Sur la route menant d’Edmonton à Fort McMurray (Alberta), dont les 80 000 habitants ont été évacués mardi 3 mai pour cause d’incendie de forêt, la nature se réveille, les arbres verdissent, les grands champs de céréales s’assèchent, les oiseaux migrateurs filent vers le nord. Le contraste est frappant avec l’horreur vécue 430 km plus loin, au c’ur des champs de l’industrie des sables bitumineux dont Fort McMurray est la capitale. Au moins 1 600 maisons ont été détruites par le feu, qui a déjà brûlé plus de 200 000 hectares de forêt.

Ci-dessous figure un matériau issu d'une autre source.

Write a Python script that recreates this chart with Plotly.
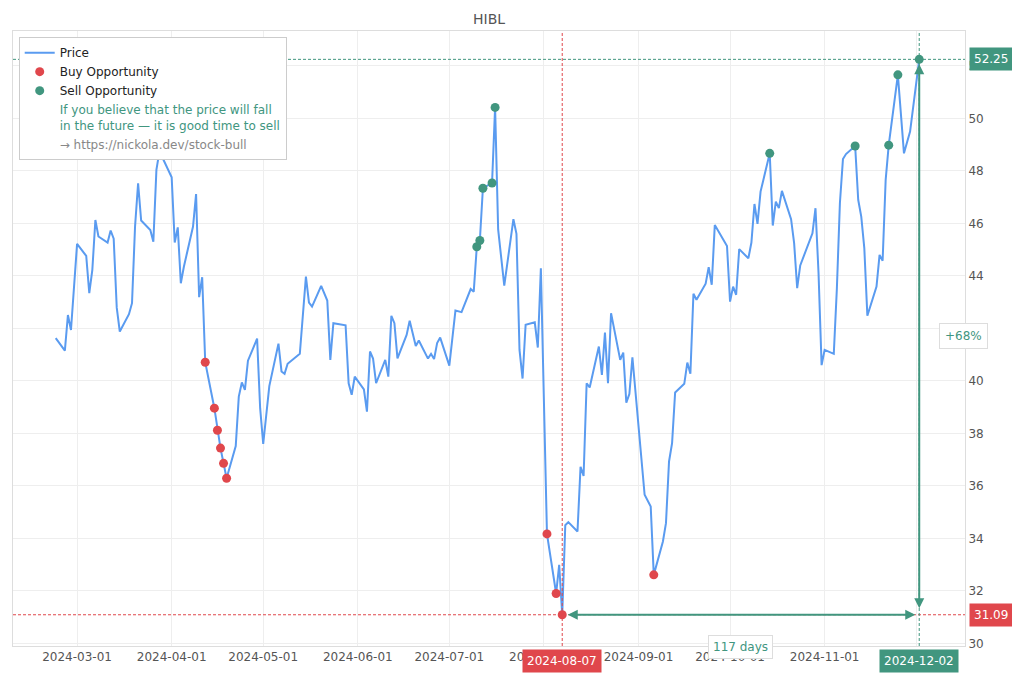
import plotly.graph_objects as go

TICKER = "HIBL"
GREEN = "#41967f"
RED = "#e0474c"
BLUE = "#5a9bf0"

dates = [
    "2024-02-23", "2024-02-26", "2024-02-27", "2024-02-28", "2024-03-01",
    "2024-03-04", "2024-03-05", "2024-03-06", "2024-03-07", "2024-03-08",
    "2024-03-11", "2024-03-12", "2024-03-13", "2024-03-14", "2024-03-15",
    "2024-03-18", "2024-03-19", "2024-03-20", "2024-03-21", "2024-03-22",
    "2024-03-25", "2024-03-26", "2024-03-27", "2024-03-28",
    "2024-04-01", "2024-04-02", "2024-04-03", "2024-04-04", "2024-04-05",
    "2024-04-08", "2024-04-09", "2024-04-10", "2024-04-11", "2024-04-12",
    "2024-04-15", "2024-04-16", "2024-04-17", "2024-04-18", "2024-04-19",
    "2024-04-22", "2024-04-23", "2024-04-24", "2024-04-25", "2024-04-26",
    "2024-04-29", "2024-04-30", "2024-05-01", "2024-05-03",
    "2024-05-06", "2024-05-07", "2024-05-08", "2024-05-09", "2024-05-13",
    "2024-05-15", "2024-05-16", "2024-05-17", "2024-05-20", "2024-05-22",
    "2024-05-23", "2024-05-24", "2024-05-28", "2024-05-29", "2024-05-30", "2024-05-31",
    "2024-06-03", "2024-06-04", "2024-06-05", "2024-06-06", "2024-06-07",
    "2024-06-10", "2024-06-11", "2024-06-12", "2024-06-13", "2024-06-14",
    "2024-06-17", "2024-06-18", "2024-06-20", "2024-06-21",
    "2024-06-24", "2024-06-25", "2024-06-26", "2024-06-27", "2024-06-28",
    "2024-07-01", "2024-07-02", "2024-07-03", "2024-07-05",
    "2024-07-08", "2024-07-09", "2024-07-10", "2024-07-11", "2024-07-12",
    "2024-07-15", "2024-07-16", "2024-07-17", "2024-07-19",
    "2024-07-22", "2024-07-23", "2024-07-24", "2024-07-25", "2024-07-26",
    "2024-07-29", "2024-07-30", "2024-07-31", "2024-08-02",
    "2024-08-05", "2024-08-06", "2024-08-07", "2024-08-08", "2024-08-09",
    "2024-08-12", "2024-08-13", "2024-08-14", "2024-08-15", "2024-08-16",
    "2024-08-19", "2024-08-20", "2024-08-21", "2024-08-22", "2024-08-23",
    "2024-08-26", "2024-08-27", "2024-08-28", "2024-08-29", "2024-08-30",
    "2024-09-03", "2024-09-05", "2024-09-06",
    "2024-09-09", "2024-09-10", "2024-09-11", "2024-09-12", "2024-09-13",
    "2024-09-16", "2024-09-17", "2024-09-18", "2024-09-19", "2024-09-20",
    "2024-09-23", "2024-09-24", "2024-09-25", "2024-09-26", "2024-09-30",
    "2024-10-01", "2024-10-02", "2024-10-03", "2024-10-04",
    "2024-10-07", "2024-10-08", "2024-10-09", "2024-10-10", "2024-10-11",
    "2024-10-14", "2024-10-15", "2024-10-16", "2024-10-17", "2024-10-18",
    "2024-10-21", "2024-10-22", "2024-10-23", "2024-10-24",
    "2024-10-28", "2024-10-29", "2024-10-30", "2024-10-31", "2024-11-01",
    "2024-11-04", "2024-11-05", "2024-11-06", "2024-11-07", "2024-11-08",
    "2024-11-11", "2024-11-12", "2024-11-13", "2024-11-14", "2024-11-15",
    "2024-11-18", "2024-11-19", "2024-11-20", "2024-11-21", "2024-11-22",
    "2024-11-25", "2024-11-27", "2024-11-29", "2024-12-02",
]

prices = [
    41.63, 41.15, 42.51, 41.94, 45.22,
    44.76, 43.34, 44.23, 46.13, 45.50,
    45.27, 45.73, 45.42, 42.79, 41.88,
    42.54, 42.96, 45.88, 47.53, 46.11,
    45.75, 45.30, 48.04, 48.75,
    47.76, 45.27, 45.85, 43.72, 44.35,
    45.88, 47.12, 43.19, 43.95, 40.71,
    38.96, 38.12, 37.44, 36.86, 36.29,
    37.52, 39.40, 39.94, 39.66, 40.77,
    41.61, 38.96, 37.60, 39.80,
    41.42, 40.36, 40.27, 40.65, 41.03,
    43.97, 42.98, 42.83, 43.62, 43.06,
    40.80, 42.20, 42.12, 39.91, 39.47, 40.16,
    39.68, 38.83, 41.12, 40.85, 39.91,
    40.80, 40.16, 42.48, 42.20, 40.86,
    41.75, 42.29, 41.33, 41.54,
    40.85, 41.03, 40.83, 41.44, 41.65,
    40.58, 41.70, 42.68, 42.62,
    43.50, 43.40, 45.11, 45.35, 47.34,
    47.54, 50.42, 45.77, 43.63,
    46.16, 45.60, 41.18, 40.09, 42.14,
    42.23, 41.27, 44.29, 34.17,
    31.90, 32.99, 31.09, 34.50, 34.62,
    34.26, 36.73, 36.38, 39.91, 39.75,
    41.31, 40.23, 41.84, 39.91, 42.58,
    40.80, 41.08, 39.17, 39.50, 40.90,
    35.66, 35.21, 32.61,
    33.88, 34.58, 36.93, 37.63, 39.56,
    39.89, 40.70, 40.27, 43.32, 43.09,
    43.70, 44.33, 43.66, 45.94, 45.14,
    43.02, 43.59, 43.28, 45.02,
    44.67, 45.27, 46.74, 45.98, 47.21,
    48.67, 45.92, 46.83, 46.58, 47.24,
    46.16, 45.25, 43.53, 44.40,
    45.62, 46.58, 44.10, 40.60, 41.18,
    41.03, 43.50, 46.77, 48.45, 48.64,
    48.95, 46.90, 46.26, 45.06, 42.48,
    43.59, 44.80, 44.58, 47.66, 48.98,
    51.66, 48.67, 49.50, 52.25,
]

buy_dates = [
    "2024-04-12", "2024-04-15", "2024-04-16", "2024-04-17", "2024-04-18",
    "2024-04-19", "2024-08-02", "2024-08-05", "2024-08-07", "2024-09-06",
]
sell_dates = [
    "2024-07-10", "2024-07-11", "2024-07-12", "2024-07-15", "2024-07-16",
    "2024-10-14", "2024-11-11", "2024-11-22", "2024-11-25", "2024-12-02",
]

low_date, low_price = "2024-08-07", 31.09
high_date, high_price = "2024-12-02", 52.25
gain_text = "+68%"
days_text = "117 days"
mid_date = "2024-10-04 12:00"

price_by_date = dict(zip(dates, prices))

fig = go.Figure()
fig.add_trace(go.Scatter(
    x=dates, y=prices, mode="lines", name="Price",
    line=dict(color=BLUE, width=2),
))
fig.add_trace(go.Scatter(
    x=buy_dates, y=[price_by_date[d] for d in buy_dates], mode="markers",
    name="Buy Opportunity", marker=dict(color=RED, size=9),
))
fig.add_trace(go.Scatter(
    x=sell_dates, y=[price_by_date[d] for d in sell_dates], mode="markers",
    name="Sell Opportunity", marker=dict(color=GREEN, size=9),
))
fig.add_trace(go.Scatter(
    x=[None], y=[None], mode="none",
    name=f'<span style="color:{GREEN}">If you believe that the price will fall<br>'
         f'in the future — it is good time to sell</span>',
))
fig.add_trace(go.Scatter(
    x=[None], y=[None], mode="none",
    name='<span style="color:#888">→ https://nickola.dev/stock-bull</span>',
))

# guide lines at the low / high
dash = "3px,2px"
fig.add_shape(type="line", xref="paper", x0=0, x1=1, y0=high_price, y1=high_price,
              line=dict(color=GREEN, width=1, dash=dash))
fig.add_shape(type="line", xref="paper", x0=0, x1=1, y0=low_price, y1=low_price,
              line=dict(color=RED, width=1, dash=dash))
fig.add_shape(type="line", yref="paper", y0=0, y1=1, x0=low_date, x1=low_date,
              line=dict(color=RED, width=1, dash=dash))
fig.add_shape(type="line", yref="paper", y0=0, y1=1, x0=high_date, x1=high_date,
              line=dict(color=GREEN, width=1, dash=dash))

# arrows
fig.add_annotation(x=high_date, y=low_price, ax=low_date, ay=low_price,
                   xref="x", yref="y", axref="x", ayref="y", text="",
                   showarrow=True, arrowside="end+start", arrowhead=2, startarrowhead=2,
                   arrowsize=1, startarrowsize=1, arrowwidth=2, arrowcolor=GREEN,
                   standoff=4, startstandoff=4)
fig.add_annotation(x=high_date, y=high_price, ax=high_date, ay=low_price,
                   xref="x", yref="y", axref="x", ayref="y", text="",
                   showarrow=True, arrowside="end+start", arrowhead=2, startarrowhead=2,
                   arrowsize=1, startarrowsize=1, arrowwidth=2, arrowcolor=GREEN,
                   standoff=5, startstandoff=5)

box = dict(showarrow=False, font=dict(size=12, color="white"), borderpad=4)
fig.add_annotation(text=f"{high_price:.2f}", xref="paper", x=1, y=high_price,
                   xanchor="left", xshift=4, bgcolor=GREEN, **box)
fig.add_annotation(text=f"{low_price:.2f}", xref="paper", x=1, y=low_price,
                   xanchor="left", xshift=4, bgcolor=RED, **box)
fig.add_annotation(text=low_date, x=low_date, yref="paper", y=0,
                   yanchor="top", yshift=-3, bgcolor=RED, **box)
fig.add_annotation(text=high_date, x=high_date, yref="paper", y=0,
                   yanchor="top", yshift=-3, bgcolor=GREEN, **box)

fig.add_annotation(text=gain_text, x=high_date, y=(low_price + high_price) / 2,
                   xshift=44, yshift=1, showarrow=False, font=dict(size=12, color=GREEN),
                   bgcolor="white", bordercolor="#ddd", borderwidth=1, borderpad=5)
fig.add_annotation(text=days_text, x=mid_date, y=low_price, yshift=-32,
                   showarrow=False, font=dict(size=12, color=GREEN),
                   bgcolor="white", bordercolor="#ddd", borderwidth=1, borderpad=4)

# the page body adds an 8px offset, so the figure is 8px smaller than the window
fig.update_layout(
    width=1012, height=672,
    margin=dict(l=5, r=55, t=23, b=34),
    paper_bgcolor="white", plot_bgcolor="white",
    font=dict(family="DejaVu Sans", size=12, color="#444"),
    title=dict(text=TICKER, x=0.5, xref="paper", y=0.984, yanchor="middle",
               font=dict(size=14, color="#555")),
    showlegend=True,
    legend=dict(x=0.006, y=0.99, xanchor="left", yanchor="top",
                bgcolor="white", bordercolor="#ccc", borderwidth=1,
                font=dict(size=12, color="#222")),
    xaxis=dict(type="date", range=["2024-02-09", "2024-12-17"],
               tick0="2024-03-01", dtick="M1", tickformat="%Y-%m-%d",
               gridcolor="#eee", showline=True, mirror=True, linecolor="#ddd",
               tickfont=dict(color="#555")),
    yaxis=dict(side="right", range=[29.9, 53.33], dtick=2,
               gridcolor="#eee", zeroline=False, showline=True, mirror=True,
               linecolor="#ddd", tickfont=dict(color="#555")),
)

fig.write_html("out.html")
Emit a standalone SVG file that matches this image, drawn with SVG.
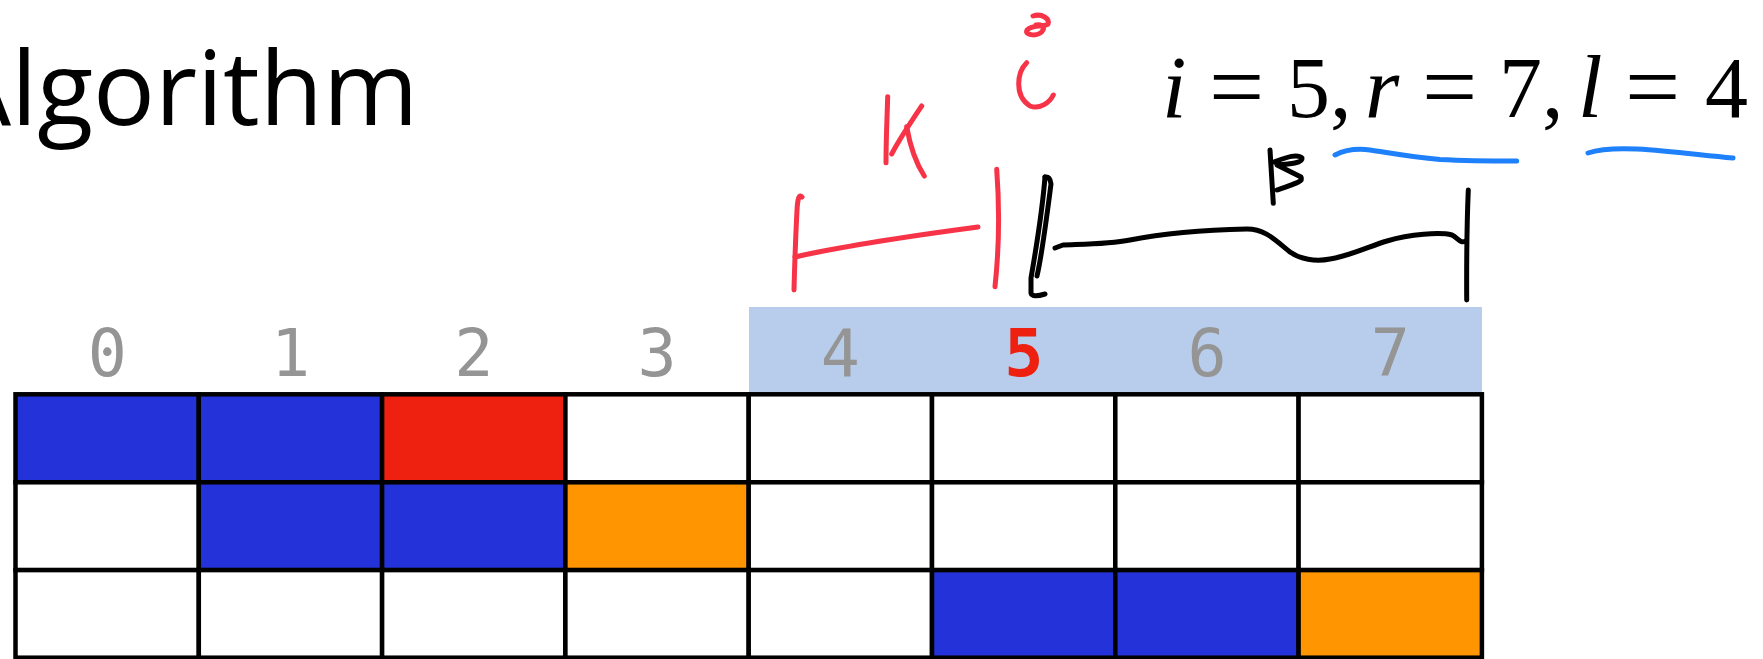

La radio annonce l’évacuation du site pétrolier de Syncrude. Peu après, trois autobus pleins, identifiés à son nom, passent en direction sud, sur l’autoroute 63 qui traverse Fort McMurray. Suivront plusieurs pick-ups ou voitures couverts de cendres. Ils sont les premiers à avoir, samedi 7 mai, après l’enfer de mardi, vécu le cauchemar de retraverser leur ville dans une épaisse fumée, quittant leurs abris depuis l’exode : les camps au nord de la localité que l’industrie pétrolière a mis à leur disposition. En fin de journée, les autorités annonçaient que la plupart des 17 000 « évacués du nord » se trouvaient désormais au sud de Fort McMurray, voire à Edmonton ou Vancouver, en Colombie-Britannique voisine, après l’organisation de convois routiers et de ponts aériens.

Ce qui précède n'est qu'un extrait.